Of course, there's the one from "shock jock" Don Imus about the "nappy-headed hos" of the Rutgers women's basketball team, which I'm not bothering to even type because it's so damn stupid. Also "shock jock"? WTF? People still use that term? That's so eighties. What's shocking about Don Imus? His fucked up hair? His wrinkled, acne scarred face? Gross, but not shocking.

"I don't recall." -- Former U.S. Attorney General Alberto Gonzales' repeated response to questioning at a congressional hearing about the firing of U.S. attorneys.

Subtext: "I got caught, and I'm counting Bush to get me out of this mess before I shit myself in terror. Also, it's not my fault."

"There's only three things he (Republican presidential candidate and former New York City Mayor Rudy Giuliani) mentions in a sentence: a noun and a verb and 9/11." -- Sen. Joseph Biden, speaking at a Democratic presidential debate.

Heh. That one is pretty awesome. Reminds me of that South Park episode with the country singer (Toby Keith?) singing a song comprised entirely of the words "9/11".

"I'm not going to get into a name-calling match with somebody (Vice President Dick Cheney) who has a 9 percent approval rating." -- Senate Majority Leader Harry Reid, a Democrat.


"(I have) a wide stance when going to the bathroom." -- Idaho Republican Sen. Larry Craig's explanation of why his foot touched that of an undercover policeman in a men's room.

A wide stance? WTF? Doesn't he realize that makes him sound even MORE gay? Come out of the closet already, Lare.

"I mean, you got the first mainstream African-American who is articulate and bright and clean and a nice-looking guy. I mean, that's a storybook, man." -- Biden describing rival Democratic presidential candidate Barack Obama.

While I agree with Biden on Guiliani, he's painted himself in a corner on this one. The "first mainstream African American?" C'mon, everyone knows he wasn't the first. Philip Michael Thomas was.

"I think as far as the adverse impact on the nation around the world, this administration has been the worst in history." -- Former President Jimmy Carter in an interview in the Arkansas Democrat-Gazette newspaper.

Well said, Jimmy.

And I just have to add a quote on my own here. This gem was vomited up by Whoopi Goldberg on The View. Goldberg had the gall to defend Michael Vick, that piece of shit football player from that who-gives-a-shit football team recently given a little tap on the wrist (only 24 months in jail, probably at a minimum security facility), for dogfighting. In doing so, she managed to insult African Americans, everyone in the south, and any decent person in possession of half a brain.

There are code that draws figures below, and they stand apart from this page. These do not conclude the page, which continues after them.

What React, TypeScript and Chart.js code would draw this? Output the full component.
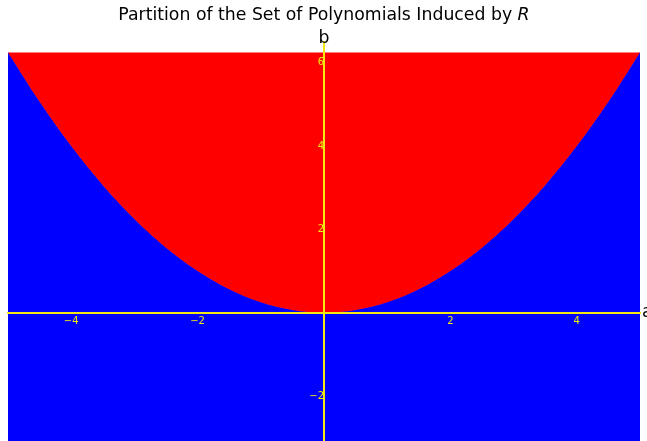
import { useEffect, useRef } from 'react';
import { Chart, registerables } from 'chart.js';

Chart.register(...registerables);

// Boundary curve b = a^2 / 4 sampled along a
const aValues = [-5, -4.5, -4, -3.5, -3, -2.5, -2, -1.5, -1, -0.5, 0, 0.5, 1, 1.5, 2, 2.5, 3, 3.5, 4, 4.5, 5];
const bBoundary = [6.25, 5.0625, 4, 3.0625, 2.25, 1.5625, 1, 0.5625, 0.25, 0.0625, 0, 0.0625, 0.25, 0.5625, 1, 1.5625, 2.25, 3.0625, 4, 5.0625, 6.25];

const xLimits = [-5, 5];
const yLimits = [-3.08, 6.5];
const shadedTop = 6.25;
const xTickValues = [-4, -2, 2, 4];
const yTickValues = [-2, 2, 4, 6];

const titleText = 'Partition of the Set of Polynomials Induced by ';
const titleSymbol = 'R';
const xAxisName = 'a';
const yAxisName = 'b';

const AXIS_COLOR = '#f2ea10';
const FONT = '"DejaVu Sans", sans-serif';
const LABEL_SIZE = 17.3;

const fmt = (v: number) => (v < 0 ? '\u2212' + Math.abs(v) : String(v));

const noPadding = (scale: any) => {
  scale.paddingTop = 0;
  scale.paddingBottom = 0;
  scale.paddingLeft = 0;
  scale.paddingRight = 0;
};

const annotations = {
  id: 'annotations',
  afterDraw(chart: any) {
    const { ctx, chartArea, scales } = chart;
    const x0 = scales.x.getPixelForValue(0);
    const y0 = scales.y.getPixelForValue(0);
    ctx.save();
    ctx.fillStyle = '#000';
    ctx.textBaseline = 'alphabetic';

    // title with italic symbol
    ctx.font = `${LABEL_SIZE}px ${FONT}`;
    const w1 = ctx.measureText(titleText).width;
    ctx.font = `italic ${LABEL_SIZE}px ${FONT}`;
    const w2 = ctx.measureText(titleSymbol).width;
    const cx = (chartArea.left + chartArea.right) / 2;
    const start = cx - (w1 + w2) / 2;
    ctx.textAlign = 'left';
    ctx.font = `${LABEL_SIZE}px ${FONT}`;
    ctx.fillText(titleText, start, 19.5);
    ctx.font = `italic ${LABEL_SIZE}px ${FONT}`;
    ctx.fillText(titleSymbol, start + w1, 19.5);

    // axis names at the ends of the axes
    ctx.font = `${LABEL_SIZE}px ${FONT}`;
    ctx.textAlign = 'center';
    ctx.fillText(yAxisName, x0, chartArea.top + 0.5);
    ctx.textAlign = 'left';
    ctx.fillText(xAxisName, chartArea.right + 2, y0 + 4.5);
    ctx.restore();
  },
};

export default function App() {
  const ref = useRef<HTMLCanvasElement>(null);

  useEffect(() => {
    const prevOverflow = document.documentElement.style.overflow;
    document.documentElement.style.overflow = 'hidden';

    const boundary = aValues.map((a, i) => ({ x: a, y: bBoundary[i] }));
    const tickFont = { family: FONT, size: 10 };

    const chart = new Chart(ref.current as HTMLCanvasElement, {
      type: 'line',
      data: {
        datasets: [
          {
            data: boundary,
            fill: { value: shadedTop },
            backgroundColor: '#ff0000',
            borderWidth: 0,
            pointRadius: 0,
            cubicInterpolationMode: 'monotone',
          },
          {
            data: boundary,
            fill: 'start',
            backgroundColor: '#0000ff',
            borderColor: '#0000ff',
            borderWidth: 1,
            pointRadius: 0,
            cubicInterpolationMode: 'monotone',
          },
        ],
      } as any,
      options: {
        responsive: false,
        animation: false,
        devicePixelRatio: 1,
        events: [],
        layout: { padding: { top: 42, left: 8, right: 7, bottom: 0 } },
        plugins: {
          legend: { display: false },
          tooltip: { enabled: false },
          title: { display: false },
        },
        scales: {
          x: {
            type: 'linear',
            min: xLimits[0],
            max: xLimits[1],
            position: { y: 0 },
            grid: { display: false, drawTicks: false, tickLength: 0, z: 1 },
            border: { display: true, color: AXIS_COLOR, width: 2, z: 1 },
            ticks: {
              z: 1,
              color: AXIS_COLOR,
              font: tickFont,
              padding: 3,
              maxRotation: 0,
              autoSkip: false,
              callback: (v: any) => fmt(Number(v)),
            },
            afterBuildTicks: (s: any) => {
              s.ticks = xTickValues.map((v) => ({ value: v }));
            },
            afterFit: noPadding,
          },
          y: {
            type: 'linear',
            min: yLimits[0],
            max: yLimits[1],
            position: { x: 0 },
            grid: { display: false, z: 1 },
            border: { display: true, color: AXIS_COLOR, width: 2, z: 1 },
            ticks: {
              z: 1,
              color: AXIS_COLOR,
              font: tickFont,
              padding: 3,
              autoSkip: false,
              callback: (v: any) => fmt(Number(v)),
            },
            afterBuildTicks: (s: any) => {
              s.ticks = yTickValues.map((v) => ({ value: v }));
            },
            afterFit: noPadding,
          },
        },
      } as any,
      plugins: [annotations],
    });

    return () => {
      chart.destroy();
      document.documentElement.style.overflow = prevOverflow;
    };
  }, []);

  return (
    <canvas
      ref={ref}
      width={647}
      height={441}
      style={{ display: 'block', position: 'absolute', left: 0, top: 0, width: 647, height: 441 }}
    />
  );
}
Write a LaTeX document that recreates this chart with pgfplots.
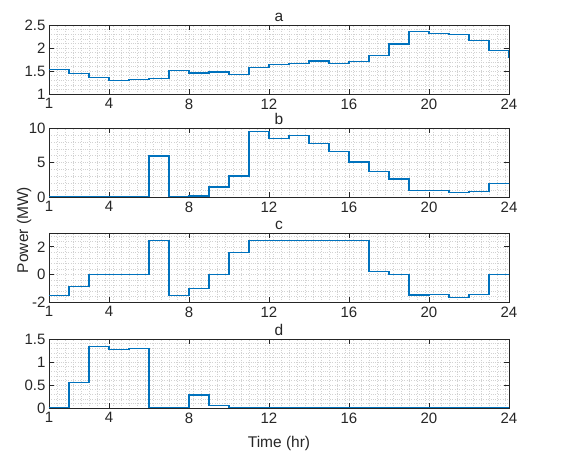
\documentclass[border=0pt]{standalone}
\usepackage{pgfplots}
\pgfplotsset{compat=1.18}
\usepackage{fontspec}
\setmainfont{Liberation Sans}
\definecolor{mblue}{rgb}{0,0.447,0.741}
\definecolor{axgray}{rgb}{0.15,0.15,0.15}

\pgfplotsset{
  panel/.style={
    scale only axis,
    width=460pt, height=69pt,
    anchor=south west,
    xmin=1, xmax=24,
    xtick={1,4,8,12,16,20,24},
    minor xtick={1.4,1.8,...,24},
    axis line style={axgray, line width=0.6pt},
    tick style={axgray, line width=0.6pt},
    major tick length=5pt, minor tick length=0pt,
    tick align=inside,
    xmajorgrids, ymajorgrids, xminorgrids, yminorgrids,
    major grid style={dotted, gray!35, line width=0.3pt},
    minor grid style={dotted, gray!35, line width=0.3pt},
    tick label style={font=\fontsize{15}{17}\selectfont, text=axgray},
    /pgf/number format/assume math mode=true,
    title style={font=\fontsize{15.5}{17}\selectfont, text=axgray, yshift=-6pt},
    xticklabel style={yshift=-1pt},
  },
  stairline/.style={color=mblue, line width=1.3pt, mark=none, const plot mark left},
}

\begin{document}
\begin{tikzpicture}
\useasboundingbox (0,0) rectangle (566pt,458pt);

% a
\begin{axis}[panel, at={(49pt,364pt)}, title={a},
  ymin=1, ymax=2.5, ytick={1,1.5,2,2.5}, minor ytick={1.1,1.2,...,2.45}]
\addplot[stairline] coordinates {
(1,1.526)(2,1.44)(3,1.356)(4,1.29)(5,1.31)(6,1.33)(7,1.51)(8,1.455)
(9,1.48)(10,1.43)(11,1.57)(12,1.64)(13,1.67)(14,1.72)(15,1.67)(16,1.70)
(17,1.84)(18,2.09)(19,2.36)(20,2.31)(21,2.29)(22,2.16)(23,1.945)(24,1.79)
};
\end{axis}

% b
\begin{axis}[panel, at={(49pt,261pt)}, title={b},
  ymin=0, ymax=10, ytick={0,5,10}, minor ytick={1,2,...,9}]
\addplot[stairline] coordinates {
(1,0)(2,0)(3,0)(4,0)(5,0)(6,5.94)(7,0)(8,0.15)
(9,1.45)(10,3.04)(11,9.47)(12,8.5)(13,8.9)(14,7.78)(15,6.57)(16,5.07)
(17,3.72)(18,2.6)(19,0.97)(20,0.97)(21,0.68)(22,0.77)(23,1.98)(24,1.9)
};
\end{axis}

% c
\begin{axis}[panel, at={(49pt,156pt)}, title={c},
  ymin=-2, ymax=3, ytick={-2,0,2}, minor ytick={-1.6,-1.2,...,2.9}]
\addplot[stairline] coordinates {
(1,-1.52)(2,-0.87)(3,0)(4,0)(5,0)(6,2.48)(7,-1.52)(8,-1.0)
(9,0)(10,1.59)(11,2.48)(12,2.48)(13,2.48)(14,2.48)(15,2.48)(16,2.48)
(17,0.19)(18,0)(19,-1.49)(20,-1.45)(21,-1.66)(22,-1.47)(23,0)(24,0)
};
\end{axis}

% d
\begin{axis}[panel, at={(49pt,50pt)}, title={d},
  ymin=0, ymax=1.5, ytick={0,0.5,1,1.5}, minor ytick={0.1,0.2,...,1.45}]
\addplot[stairline] coordinates {
(1,0.01)(2,0.56)(3,1.33)(4,1.27)(5,1.29)(6,0)(7,0)(8,0.28)
(9,0.05)(10,0)(11,0)(12,0)(13,0)(14,0)(15,0)(16,0)
(17,0)(18,0)(19,0)(20,0)(21,0)(22,0)(23,0)(24,0)
};
\end{axis}

\node[rotate=90, font=\fontsize{15.5}{17}\selectfont, text=axgray] at (24pt,228pt) {Power (MW)};
\node[font=\fontsize{15.5}{17}\selectfont, text=axgray] at (279pt,15pt) {Time (hr)};
\end{tikzpicture}
\end{document}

"You know from (Vick's) background this is not an unusual thing for where he comes from," said Goldberg. "There are certain things that are indicative to certain parts of our country."

Co-host Joy Behar seemed shocked at Goldberg's statements. "How about dog torture and dog murdering," Behar asked.

"Unfortunately it's part of the thing," Goldberg replied.

Behar continued to shake her head in disgust.

Goldberg said it seemed to her that it took a while for Vick to realize that the charges against him were serious. "It seemed like a light went off in his head when he realized that this was something the entire country really didn't appreciated (sic), didn't like," Goldberg said, referring to Vick's guilty plea.

Goldberg pointed out that Vick was raised in the South. "This is part of his cultural upbringing...this is a kid who comes from a culture when this is not questioned."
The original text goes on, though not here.